In November 2021, we surveyed 392 medium- and large-scale rice millers from major rice-growing regions of Myanmar to learn more about the impacts of the COVID-19 crisis and political instability. This report presents important results and analysis from those interviews.

Key findings

▪ Mill activity increased in November as paddy harvesting began. However, monthly throughput among active mills is 11 percent lower than in the same period in 2020. Looking back over the monsoon production season (April-September), reported throughput was also 13 percent lower than in 2020. Looking forward, 57 percent of millers expect lower monsoon harvest season throughput (Oct-Jan) in 2021 relative to 2020, and two-thirds attribute the expected decline to lower paddy harvest volumes in their areas.

▪ Challenges in the banking sector continue to be salient. Nearly half of interviewed mills report disruptions in making payments for paddy or receiving payments for rice, and 52 percent of mills consider banking disruptions as the most severe. As a result, mills are heavily reliant on cash. Inperson bank transfers increased for rice sales transactions relative to September but are still far below half of their 2020 level.

▪ Sixty-three percent of millers reported increased transportation costs. The average price to transport a bag of rice to Yangon increased by 22 percent in November 2021 compared to November 2020 and reported diesel prices are 72 percent higher than last year.

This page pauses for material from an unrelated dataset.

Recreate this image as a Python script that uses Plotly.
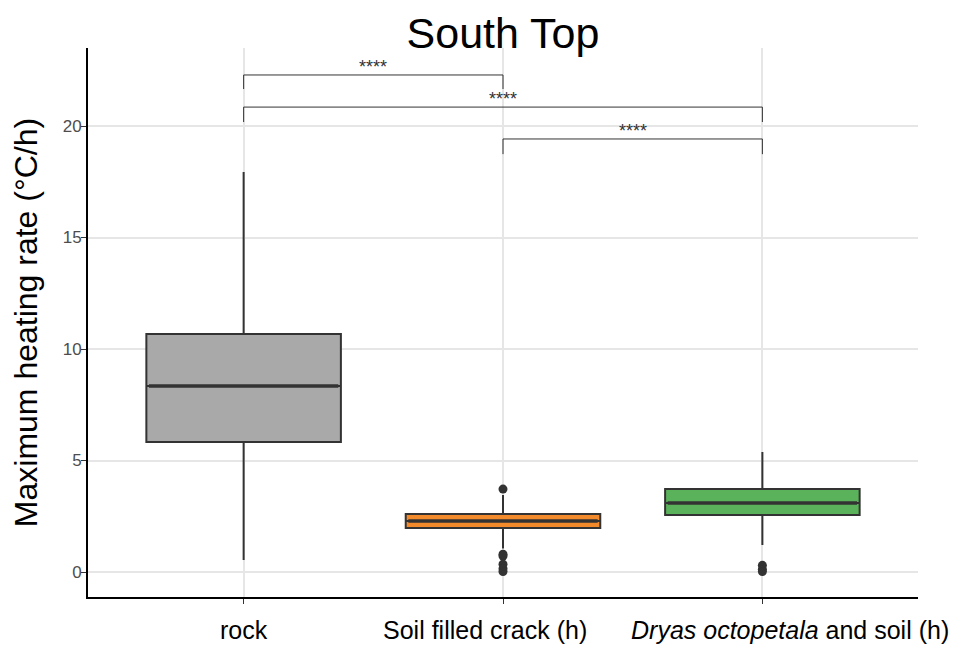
import plotly.graph_objects as go

categories = ["rock", "Soil filled crack (h)", "<i>Dryas octopetala</i> and soil (h)"]
q1 = [5.83, 1.97, 2.56]
median = [8.34, 2.29, 3.09]
q3 = [10.67, 2.60, 3.72]
lowerfence = [0.54, 1.05, 1.21]
upperfence = [17.94, 3.45, 5.38]
fills = ["#A9A9A9", "#F28A2C", "#5AB25A"]

outlier_cat = [1, 1, 1, 1, 1, 1, 2, 2, 2]
outlier_val = [3.72, 0.80, 0.72, 0.35, 0.15, 0.02, 0.30, 0.12, 0.02]

brackets = [(0, 1, 22.29, 21.66), (0, 2, 20.85, 20.18), (1, 2, 19.42, 18.74)]
bracket_labels = ["****", "****", "****"]

BOXW = 0.75
label_shift = [0, -18, 28]

fig = go.Figure()
for i in range(3):
    fig.add_trace(go.Box(
        x=[i], q1=[q1[i]], median=[median[i]], q3=[q3[i]],
        lowerfence=[lowerfence[i]], upperfence=[upperfence[i]],
        fillcolor=fills[i], line=dict(color="#333333", width=2),
        width=BOXW, whiskerwidth=0, boxpoints=False, showlegend=False, hoverinfo="skip",
    ))
    fig.add_trace(go.Scatter(
        x=[i - BOXW / 2 + 0.01, i + BOXW / 2 - 0.01], y=[median[i], median[i]],
        mode="lines", line=dict(color="#333333", width=3.5),
        showlegend=False, hoverinfo="skip",
    ))
    fig.add_annotation(x=i, xref="x", y=0, yref="paper", text=categories[i],
                       showarrow=False, yanchor="top", xanchor="center",
                       yshift=-17, xshift=label_shift[i],
                       font=dict(size=25, color="black", family="Liberation Sans"))

fig.add_trace(go.Scatter(
    x=outlier_cat, y=outlier_val, mode="markers",
    marker=dict(color="#333333", size=9), showlegend=False, hoverinfo="skip",
))

for (a, b, top, bot), lab in zip(brackets, bracket_labels):
    fig.add_trace(go.Scatter(
        x=[a, a, b, b], y=[bot, top, top, bot], mode="lines",
        line=dict(color="#333333", width=1), showlegend=False, hoverinfo="skip",
    ))
    fig.add_annotation(x=(a + b) / 2, y=top, text=lab, showarrow=False,
                       yanchor="bottom", yshift=-4,
                       font=dict(size=18, color="#333333", family="Liberation Sans"))

fig.update_layout(
    width=958, height=649,
    margin=dict(l=80, r=48, t=40, b=60, autoexpand=False),
    plot_bgcolor="white", paper_bgcolor="white",
    title=dict(text="South Top", x=0.5, xref="paper", y=0.962, yanchor="middle",
               font=dict(size=43, color="black", family="Liberation Sans")),
)
fig.update_xaxes(
    tickmode="array", tickvals=[0, 1, 2], ticktext=["", "", ""],
    range=[-0.6, 2.6], showgrid=True, gridcolor="#E6E6E6", gridwidth=1.5,
    showline=True, linecolor="black", linewidth=2,
    ticks="outside", ticklen=5, tickcolor="#333333",
    zeroline=False, automargin=False,
)
fig.update_yaxes(
    range=[-1.12, 23.5], tickvals=[0, 5, 10, 15, 20],
    showgrid=True, gridcolor="#E6E6E6", gridwidth=1.5,
    showline=True, linecolor="black", linewidth=2,
    ticks="outside", ticklen=5, tickcolor="#333333",
    tickfont=dict(size=17, color="#4D4D4D", family="Liberation Sans"),
    ticklabelstandoff=-4,
    title=dict(text="Maximum heating rate (°C/h)", font=dict(size=32, color="black", family="Liberation Sans"), standoff=24),
    zeroline=False, automargin=False,
)

fig.write_html("out.html")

▪ Emata paddy prices and milling margins continue to be remarkably stable during this tumultuous time and there are no apparent major price disruptions at the farm or mill-level for Emata rice varieties. Prices declined in November 2021 relative to September following the influx of paddy from monsoon harvests. However, prices of Pawsan rice varieties are 25 percent higher than a year ago. Further, rising transportation costs and a decline in milling throughput will likely lead to higher consumer rice prices for all varieties. Given the huge importance of rice in diets, together with income and employment declines, rice price increases will have outsized negative effects.


▪ Credit guarantees to enable banks or MFIs to expand working capital to the milling sector should be considered to ensure the financial viability of rice milling.

▪ Easing transport restrictions, stabilizing fuel prices, and continued operation of export markets would bring much needed stability to rice markets while relaxing the financial and production constraints that millers are experiencing.